Descoberta a farsa, as reclamações foram imediatas e a explicação também: “Vocês entenderam errado, eu queria dizer que o mesmo filme estava de volta”. O advogado e pesquisador Paulo Andrade Magalhães lembra que “além de exercer sozinho quase todas as atividades no âmbito do cinema, Dren também era dotado de uma prodigiosa criatividade. No próprio ingresso esclarecia, implicitamente, ao espectador, de que ali não se tratava de uma sala comum e sim do “Palácio dos Bons Filmes”, patrimônio dos municípios de Ipiaú, Ibirataia, Itagí e Jitaúna.
Apostador
Parte do dinheiro que ganhava com o cinema, Dren perdia em apostas. Optava sempre pela “zebra”, dava vantagens absurdas, mas quando acertava tirava o maior sarro. Jogando futebol no Estádio Pedro Caetano, pelo Vasco da Avenida, recebeu o apelido de “Tupanzinho”. Um dia fez um gol de bicicleta. Em homenagem à façanha, mandou pintar em sua lambreta a figura de um atleta realizando a famosa jogada inventada por Leônidas da Silva. A zoada que fazia no carro de som, o homem do cinema repetia no salão da sinuca. Ficaram famosos seus embates com Jorge Montanha, Fran, Bita, Chopp, Luis Barão e Miguel Tannus. Achava-se o bamba do taco, mas nem sempre encaçapava a bola da vez.
The End
O filão do Cine Teatro Eden foi explorado por diversos empresários, no entanto, por ironia do destino, coube a Dren ser o último deles. Alugou a sala na segunda metade dos anos 70 e resistiu até março de 1984. Tentava vencer a concorrência da televisão em cores, exibindo filmes de artes marciais e pornografias, mas não suportou aos aumentos sucessivos do custo do aluguel do prédio. Entregou as chaves, chorou. Lágrimas de despedida, saudades eternas. Fecharam as portas o Edén, encerrou-se uma importante época da cultura ipiauense.
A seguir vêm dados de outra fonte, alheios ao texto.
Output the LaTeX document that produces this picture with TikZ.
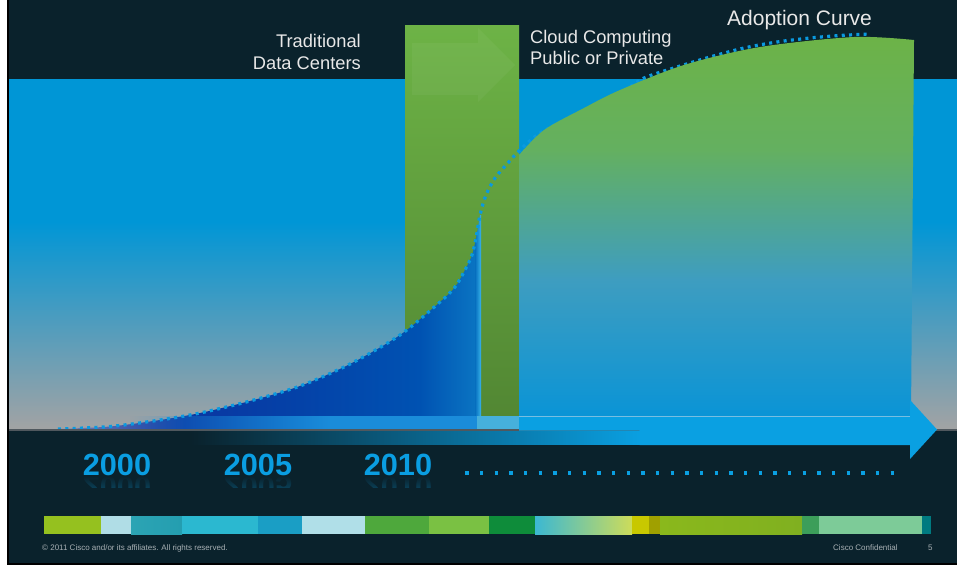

Dren ( O Último dos Moicanos), mudou de ramo. Hoje revende alimentos industrializados aos supermercados e mercearias da região. Percorre os mesmos caminhos que fazia com o seu cinema mambembe. Encontra velhos cinéfilos, recorda antigas façanhas e assegura com pureza d’alma: “Aquele foi o melhor tempo da minha vida”. (Giro/José Américo da Matta Castro).